• _Information supplied_
***

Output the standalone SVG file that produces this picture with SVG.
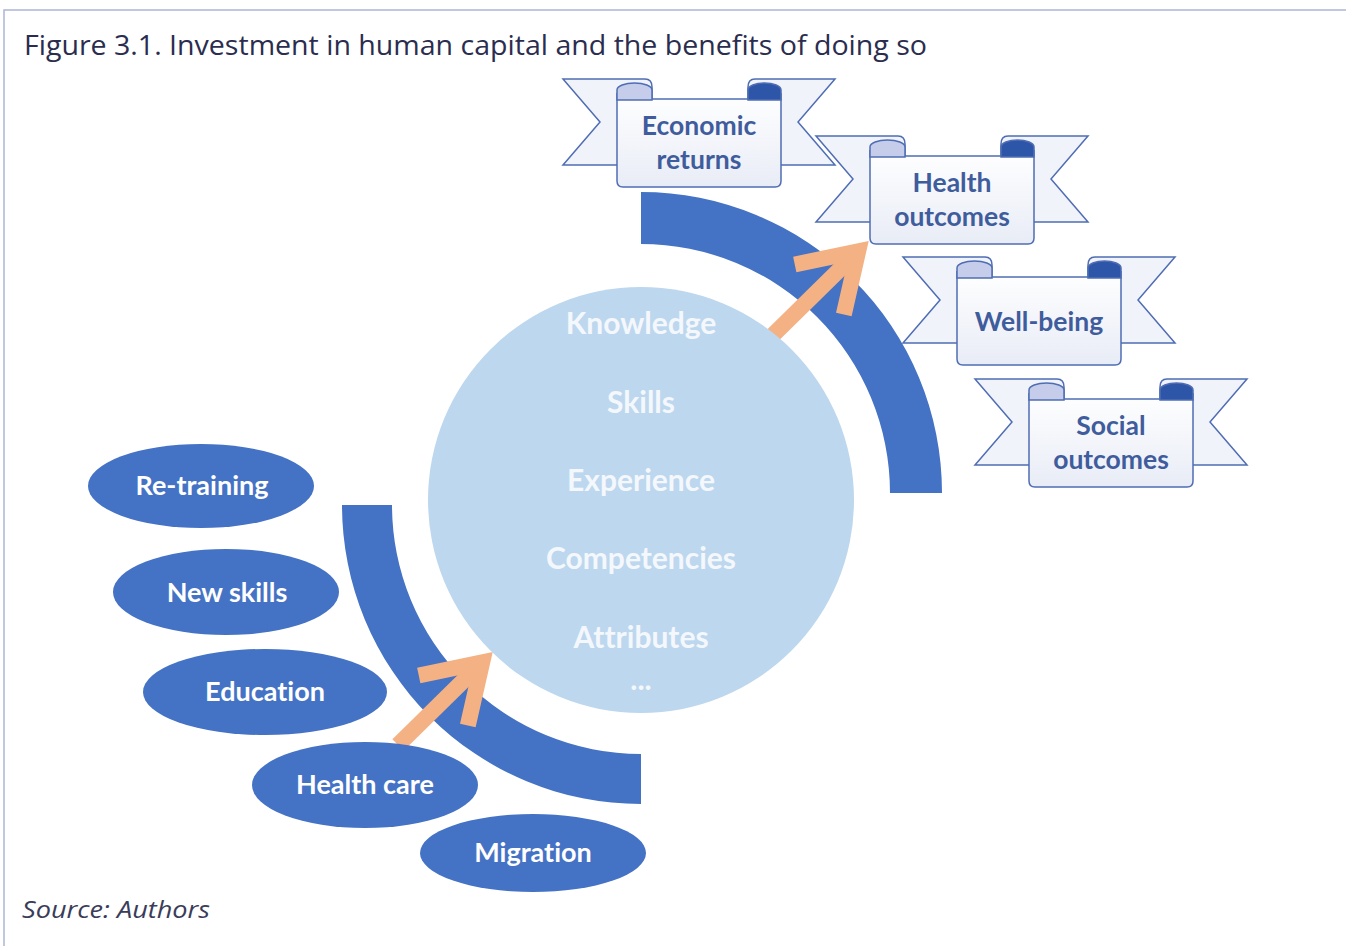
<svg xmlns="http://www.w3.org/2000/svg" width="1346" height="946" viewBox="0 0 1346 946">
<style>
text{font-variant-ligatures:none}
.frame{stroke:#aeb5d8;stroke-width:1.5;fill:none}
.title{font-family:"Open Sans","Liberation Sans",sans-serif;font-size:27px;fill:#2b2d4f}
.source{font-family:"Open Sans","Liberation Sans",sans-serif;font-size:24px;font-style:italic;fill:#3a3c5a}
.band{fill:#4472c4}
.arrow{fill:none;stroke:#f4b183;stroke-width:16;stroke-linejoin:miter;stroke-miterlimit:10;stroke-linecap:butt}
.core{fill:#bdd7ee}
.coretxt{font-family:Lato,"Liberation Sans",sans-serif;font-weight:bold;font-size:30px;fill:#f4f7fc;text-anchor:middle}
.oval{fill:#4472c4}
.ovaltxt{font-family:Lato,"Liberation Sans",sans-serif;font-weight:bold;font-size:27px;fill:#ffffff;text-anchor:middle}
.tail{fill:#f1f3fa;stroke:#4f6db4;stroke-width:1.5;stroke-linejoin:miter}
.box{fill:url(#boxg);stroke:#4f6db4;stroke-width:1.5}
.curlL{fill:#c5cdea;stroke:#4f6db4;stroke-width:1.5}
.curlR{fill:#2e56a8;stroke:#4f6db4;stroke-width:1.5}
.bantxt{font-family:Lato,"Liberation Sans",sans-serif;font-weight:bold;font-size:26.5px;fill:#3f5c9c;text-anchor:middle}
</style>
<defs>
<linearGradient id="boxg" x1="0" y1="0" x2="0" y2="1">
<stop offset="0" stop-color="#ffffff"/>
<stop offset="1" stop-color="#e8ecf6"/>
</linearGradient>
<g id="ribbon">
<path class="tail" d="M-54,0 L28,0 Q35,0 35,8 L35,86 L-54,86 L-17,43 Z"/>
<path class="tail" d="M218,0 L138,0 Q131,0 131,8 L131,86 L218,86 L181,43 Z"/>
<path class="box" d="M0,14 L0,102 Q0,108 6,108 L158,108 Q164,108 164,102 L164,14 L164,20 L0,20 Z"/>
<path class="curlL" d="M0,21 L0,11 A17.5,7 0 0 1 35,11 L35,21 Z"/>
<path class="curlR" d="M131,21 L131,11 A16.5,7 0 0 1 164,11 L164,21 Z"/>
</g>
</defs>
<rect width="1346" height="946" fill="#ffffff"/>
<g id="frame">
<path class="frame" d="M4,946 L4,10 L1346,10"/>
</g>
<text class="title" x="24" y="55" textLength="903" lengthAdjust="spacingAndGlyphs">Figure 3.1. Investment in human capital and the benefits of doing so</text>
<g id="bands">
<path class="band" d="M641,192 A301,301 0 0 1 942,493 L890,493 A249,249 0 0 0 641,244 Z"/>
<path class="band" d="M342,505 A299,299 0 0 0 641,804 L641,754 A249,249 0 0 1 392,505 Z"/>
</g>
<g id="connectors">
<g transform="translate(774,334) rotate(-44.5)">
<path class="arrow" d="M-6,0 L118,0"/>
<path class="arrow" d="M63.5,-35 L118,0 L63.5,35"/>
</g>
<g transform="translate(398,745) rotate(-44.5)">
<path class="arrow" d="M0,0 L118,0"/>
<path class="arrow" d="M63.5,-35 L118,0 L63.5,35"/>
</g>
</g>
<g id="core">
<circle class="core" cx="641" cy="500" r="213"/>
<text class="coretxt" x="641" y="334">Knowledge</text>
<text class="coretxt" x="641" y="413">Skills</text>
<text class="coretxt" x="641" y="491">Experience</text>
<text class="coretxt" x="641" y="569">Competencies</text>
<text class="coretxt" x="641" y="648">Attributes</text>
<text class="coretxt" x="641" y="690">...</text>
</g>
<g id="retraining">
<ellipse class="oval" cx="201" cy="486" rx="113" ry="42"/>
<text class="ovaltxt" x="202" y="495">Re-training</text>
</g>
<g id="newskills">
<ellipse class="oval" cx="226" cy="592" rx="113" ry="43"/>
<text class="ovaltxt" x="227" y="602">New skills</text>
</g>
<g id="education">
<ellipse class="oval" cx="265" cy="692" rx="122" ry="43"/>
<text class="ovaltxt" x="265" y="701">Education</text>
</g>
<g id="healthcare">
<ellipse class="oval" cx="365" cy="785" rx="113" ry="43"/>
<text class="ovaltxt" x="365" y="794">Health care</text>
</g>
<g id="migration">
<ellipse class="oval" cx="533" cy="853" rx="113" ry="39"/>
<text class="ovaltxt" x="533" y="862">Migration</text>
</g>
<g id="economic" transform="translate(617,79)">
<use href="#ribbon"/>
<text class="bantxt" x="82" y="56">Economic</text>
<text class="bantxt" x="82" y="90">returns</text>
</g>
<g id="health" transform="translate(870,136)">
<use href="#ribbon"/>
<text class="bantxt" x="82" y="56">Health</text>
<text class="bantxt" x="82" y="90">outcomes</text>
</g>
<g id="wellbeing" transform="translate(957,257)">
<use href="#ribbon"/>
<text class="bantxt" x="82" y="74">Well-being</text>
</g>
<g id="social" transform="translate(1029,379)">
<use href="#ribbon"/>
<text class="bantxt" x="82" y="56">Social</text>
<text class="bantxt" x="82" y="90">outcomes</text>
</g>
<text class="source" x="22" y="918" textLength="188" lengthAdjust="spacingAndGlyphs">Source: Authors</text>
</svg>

***

• _Exercise details_
Replicate the material above verbatim; images stay out of the copy.

• _Written answer_
Output the standalone SVG file that produces this picture with SVG.
<svg xmlns="http://www.w3.org/2000/svg" width="1346" height="946" viewBox="0 0 1346 946">
<style>
text{font-variant-ligatures:none}
.frame{stroke:#aeb5d8;stroke-width:1.5;fill:none}
.title{font-family:"Open Sans","Liberation Sans",sans-serif;font-size:27px;fill:#2b2d4f}
.source{font-family:"Open Sans","Liberation Sans",sans-serif;font-size:24px;font-style:italic;fill:#3a3c5a}
.band{fill:#4472c4}
.arrow{fill:none;stroke:#f4b183;stroke-width:16;stroke-linejoin:miter;stroke-miterlimit:10;stroke-linecap:butt}
.core{fill:#bdd7ee}
.coretxt{font-family:Lato,"Liberation Sans",sans-serif;font-weight:bold;font-size:30px;fill:#f4f7fc;text-anchor:middle}
.oval{fill:#4472c4}
.ovaltxt{font-family:Lato,"Liberation Sans",sans-serif;font-weight:bold;font-size:27px;fill:#ffffff;text-anchor:middle}
.tail{fill:#f1f3fa;stroke:#4f6db4;stroke-width:1.5;stroke-linejoin:miter}
.box{fill:url(#boxg);stroke:#4f6db4;stroke-width:1.5}
.curlL{fill:#c5cdea;stroke:#4f6db4;stroke-width:1.5}
.curlR{fill:#2e56a8;stroke:#4f6db4;stroke-width:1.5}
.bantxt{font-family:Lato,"Liberation Sans",sans-serif;font-weight:bold;font-size:26.5px;fill:#3f5c9c;text-anchor:middle}
</style>
<defs>
<linearGradient id="boxg" x1="0" y1="0" x2="0" y2="1">
<stop offset="0" stop-color="#ffffff"/>
<stop offset="1" stop-color="#e8ecf6"/>
</linearGradient>
<g id="ribbon">
<path class="tail" d="M-54,0 L28,0 Q35,0 35,8 L35,86 L-54,86 L-17,43 Z"/>
<path class="tail" d="M218,0 L138,0 Q131,0 131,8 L131,86 L218,86 L181,43 Z"/>
<path class="box" d="M0,14 L0,102 Q0,108 6,108 L158,108 Q164,108 164,102 L164,14 L164,20 L0,20 Z"/>
<path class="curlL" d="M0,21 L0,11 A17.5,7 0 0 1 35,11 L35,21 Z"/>
<path class="curlR" d="M131,21 L131,11 A16.5,7 0 0 1 164,11 L164,21 Z"/>
</g>
</defs>
<rect width="1346" height="946" fill="#ffffff"/>
<g id="frame">
<path class="frame" d="M4,946 L4,10 L1346,10"/>
</g>
<text class="title" x="24" y="55" textLength="903" lengthAdjust="spacingAndGlyphs">Figure 3.1. Investment in human capital and the benefits of doing so</text>
<g id="bands">
<path class="band" d="M641,192 A301,301 0 0 1 942,493 L890,493 A249,249 0 0 0 641,244 Z"/>
<path class="band" d="M342,505 A299,299 0 0 0 641,804 L641,754 A249,249 0 0 1 392,505 Z"/>
</g>
<g id="connectors">
<g transform="translate(774,334) rotate(-44.5)">
<path class="arrow" d="M-6,0 L118,0"/>
<path class="arrow" d="M63.5,-35 L118,0 L63.5,35"/>
</g>
<g transform="translate(398,745) rotate(-44.5)">
<path class="arrow" d="M0,0 L118,0"/>
<path class="arrow" d="M63.5,-35 L118,0 L63.5,35"/>
</g>
</g>
<g id="core">
<circle class="core" cx="641" cy="500" r="213"/>
<text class="coretxt" x="641" y="334">Knowledge</text>
<text class="coretxt" x="641" y="413">Skills</text>
<text class="coretxt" x="641" y="491">Experience</text>
<text class="coretxt" x="641" y="569">Competencies</text>
<text class="coretxt" x="641" y="648">Attributes</text>
<text class="coretxt" x="641" y="690">...</text>
</g>
<g id="retraining">
<ellipse class="oval" cx="201" cy="486" rx="113" ry="42"/>
<text class="ovaltxt" x="202" y="495">Re-training</text>
</g>
<g id="newskills">
<ellipse class="oval" cx="226" cy="592" rx="113" ry="43"/>
<text class="ovaltxt" x="227" y="602">New skills</text>
</g>
<g id="education">
<ellipse class="oval" cx="265" cy="692" rx="122" ry="43"/>
<text class="ovaltxt" x="265" y="701">Education</text>
</g>
<g id="healthcare">
<ellipse class="oval" cx="365" cy="785" rx="113" ry="43"/>
<text class="ovaltxt" x="365" y="794">Health care</text>
</g>
<g id="migration">
<ellipse class="oval" cx="533" cy="853" rx="113" ry="39"/>
<text class="ovaltxt" x="533" y="862">Migration</text>
</g>
<g id="economic" transform="translate(617,79)">
<use href="#ribbon"/>
<text class="bantxt" x="82" y="56">Economic</text>
<text class="bantxt" x="82" y="90">returns</text>
</g>
<g id="health" transform="translate(870,136)">
<use href="#ribbon"/>
<text class="bantxt" x="82" y="56">Health</text>
<text class="bantxt" x="82" y="90">outcomes</text>
</g>
<g id="wellbeing" transform="translate(957,257)">
<use href="#ribbon"/>
<text class="bantxt" x="82" y="74">Well-being</text>
</g>
<g id="social" transform="translate(1029,379)">
<use href="#ribbon"/>
<text class="bantxt" x="82" y="56">Social</text>
<text class="bantxt" x="82" y="90">outcomes</text>
</g>
<text class="source" x="22" y="918" textLength="188" lengthAdjust="spacingAndGlyphs">Source: Authors</text>
</svg>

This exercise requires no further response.